— Start Data shown —

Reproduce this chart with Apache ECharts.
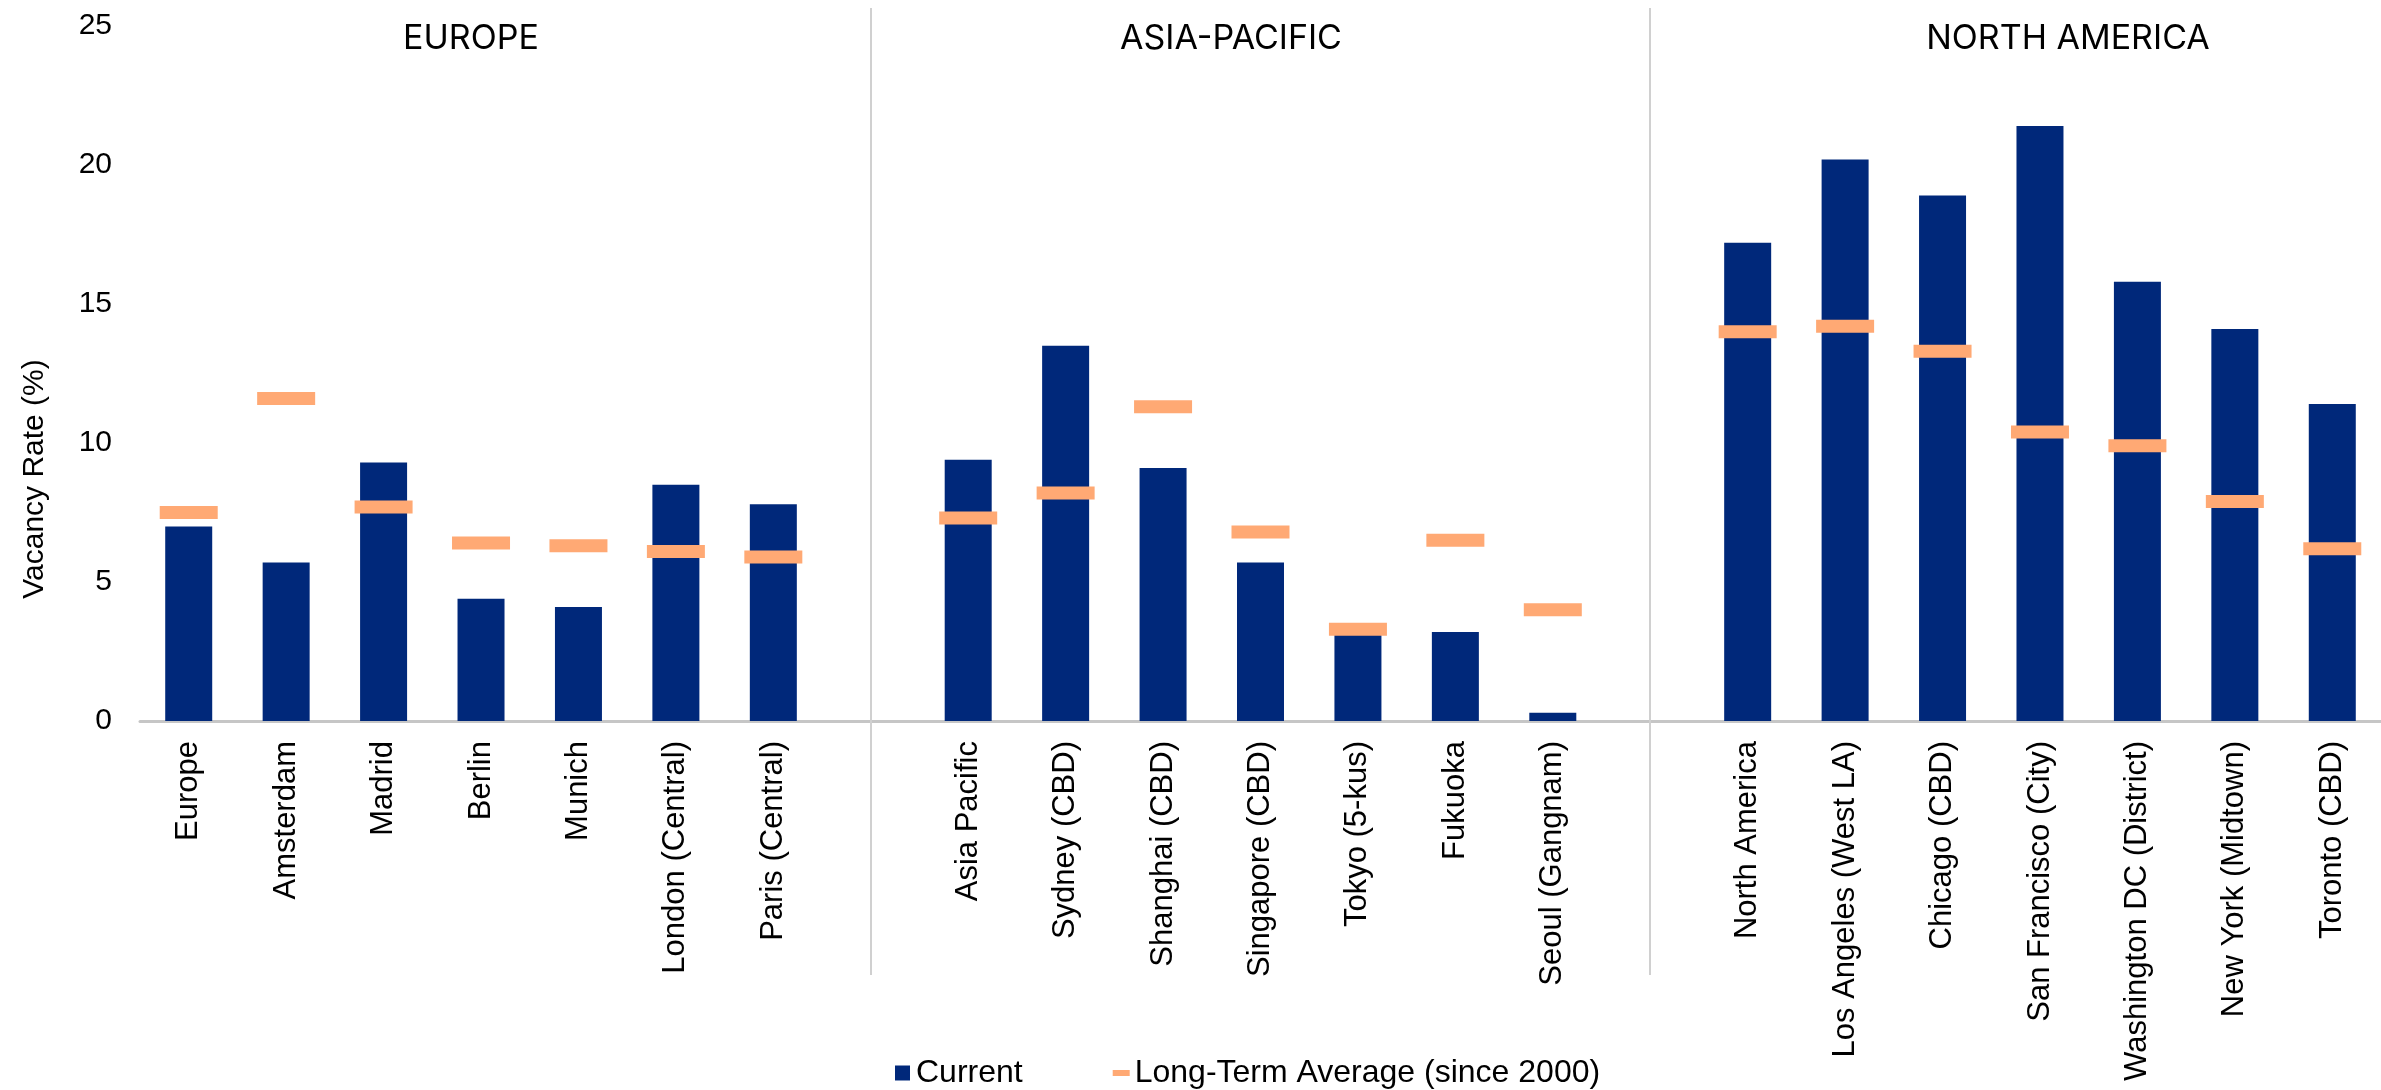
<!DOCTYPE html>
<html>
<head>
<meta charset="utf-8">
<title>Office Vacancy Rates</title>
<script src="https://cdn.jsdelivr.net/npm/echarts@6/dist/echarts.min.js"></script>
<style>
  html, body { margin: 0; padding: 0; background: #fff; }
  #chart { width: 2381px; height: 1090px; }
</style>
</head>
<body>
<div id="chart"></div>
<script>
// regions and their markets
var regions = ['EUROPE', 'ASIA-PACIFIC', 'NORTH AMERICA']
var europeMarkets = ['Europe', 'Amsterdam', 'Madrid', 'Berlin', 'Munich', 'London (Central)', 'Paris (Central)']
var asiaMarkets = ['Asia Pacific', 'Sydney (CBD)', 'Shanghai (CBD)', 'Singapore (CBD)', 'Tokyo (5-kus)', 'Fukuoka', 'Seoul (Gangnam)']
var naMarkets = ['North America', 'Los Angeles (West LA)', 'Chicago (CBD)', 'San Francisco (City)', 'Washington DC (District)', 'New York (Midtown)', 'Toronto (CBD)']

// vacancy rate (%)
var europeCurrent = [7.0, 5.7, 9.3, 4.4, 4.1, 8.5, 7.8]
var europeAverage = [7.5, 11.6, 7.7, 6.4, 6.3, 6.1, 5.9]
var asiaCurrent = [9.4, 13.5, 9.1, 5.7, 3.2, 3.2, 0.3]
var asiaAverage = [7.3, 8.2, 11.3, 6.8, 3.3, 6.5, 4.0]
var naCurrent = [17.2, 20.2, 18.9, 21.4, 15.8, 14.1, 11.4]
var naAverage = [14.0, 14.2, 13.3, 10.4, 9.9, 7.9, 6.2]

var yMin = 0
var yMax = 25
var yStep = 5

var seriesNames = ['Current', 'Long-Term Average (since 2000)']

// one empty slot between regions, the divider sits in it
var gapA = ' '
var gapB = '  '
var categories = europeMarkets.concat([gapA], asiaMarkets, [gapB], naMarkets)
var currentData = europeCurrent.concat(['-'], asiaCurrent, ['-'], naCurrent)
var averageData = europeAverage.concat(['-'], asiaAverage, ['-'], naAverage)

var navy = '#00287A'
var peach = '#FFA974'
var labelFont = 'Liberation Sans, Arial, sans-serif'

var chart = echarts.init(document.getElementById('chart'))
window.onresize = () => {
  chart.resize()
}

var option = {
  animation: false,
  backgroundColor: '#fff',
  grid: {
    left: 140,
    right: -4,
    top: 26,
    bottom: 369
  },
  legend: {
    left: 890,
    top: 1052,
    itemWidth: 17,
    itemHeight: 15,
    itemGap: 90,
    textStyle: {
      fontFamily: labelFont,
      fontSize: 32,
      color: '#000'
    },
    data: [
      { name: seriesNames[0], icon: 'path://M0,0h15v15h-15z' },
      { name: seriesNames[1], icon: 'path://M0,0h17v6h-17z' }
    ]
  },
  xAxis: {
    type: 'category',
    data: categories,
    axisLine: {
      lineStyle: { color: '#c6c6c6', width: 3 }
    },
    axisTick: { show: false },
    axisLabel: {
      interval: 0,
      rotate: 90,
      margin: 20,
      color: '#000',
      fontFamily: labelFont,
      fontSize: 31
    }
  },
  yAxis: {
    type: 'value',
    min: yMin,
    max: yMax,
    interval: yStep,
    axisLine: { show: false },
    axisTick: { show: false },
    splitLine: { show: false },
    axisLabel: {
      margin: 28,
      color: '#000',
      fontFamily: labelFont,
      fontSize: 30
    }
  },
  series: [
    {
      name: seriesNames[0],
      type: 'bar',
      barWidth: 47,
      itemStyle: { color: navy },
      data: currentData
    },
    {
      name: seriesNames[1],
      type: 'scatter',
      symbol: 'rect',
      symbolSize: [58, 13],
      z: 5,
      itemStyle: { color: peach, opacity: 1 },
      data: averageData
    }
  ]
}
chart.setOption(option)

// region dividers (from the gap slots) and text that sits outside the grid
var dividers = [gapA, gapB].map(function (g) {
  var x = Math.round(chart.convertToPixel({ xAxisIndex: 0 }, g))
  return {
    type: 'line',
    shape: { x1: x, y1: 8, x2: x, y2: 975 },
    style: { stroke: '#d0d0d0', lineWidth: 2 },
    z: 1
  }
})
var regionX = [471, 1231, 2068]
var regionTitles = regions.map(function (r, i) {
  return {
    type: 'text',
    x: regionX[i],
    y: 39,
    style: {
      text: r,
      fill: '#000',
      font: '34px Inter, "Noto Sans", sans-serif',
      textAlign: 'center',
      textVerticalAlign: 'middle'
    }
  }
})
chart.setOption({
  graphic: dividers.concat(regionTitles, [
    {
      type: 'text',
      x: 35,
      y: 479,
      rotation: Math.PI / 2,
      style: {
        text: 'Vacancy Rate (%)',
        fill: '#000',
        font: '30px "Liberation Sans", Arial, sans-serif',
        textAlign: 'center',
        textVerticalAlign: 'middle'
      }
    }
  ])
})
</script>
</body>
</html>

— End Data shown —

## Direction
Set down again, exactly, the lines of the material above from its first line to the one with "var naMarkets = ['North", inclusive. Leave the pictures out.

## Finished exercise
Reproduce this chart with Apache ECharts.
<!DOCTYPE html>
<html>
<head>
<meta charset="utf-8">
<title>Office Vacancy Rates</title>
<script src="https://cdn.jsdelivr.net/npm/echarts@6/dist/echarts.min.js"></script>
<style>
  html, body { margin: 0; padding: 0; background: #fff; }
  #chart { width: 2381px; height: 1090px; }
</style>
</head>
<body>
<div id="chart"></div>
<script>
// regions and their markets
var regions = ['EUROPE', 'ASIA-PACIFIC', 'NORTH AMERICA']
var europeMarkets = ['Europe', 'Amsterdam', 'Madrid', 'Berlin', 'Munich', 'London (Central)', 'Paris (Central)']
var asiaMarkets = ['Asia Pacific', 'Sydney (CBD)', 'Shanghai (CBD)', 'Singapore (CBD)', 'Tokyo (5-kus)', 'Fukuoka', 'Seoul (Gangnam)']
var naMarkets = ['North America', 'Los Angeles (West LA)', 'Chicago (CBD)', 'San Francisco (City)', 'Washington DC (District)', 'New York (Midtown)', 'Toronto (CBD)']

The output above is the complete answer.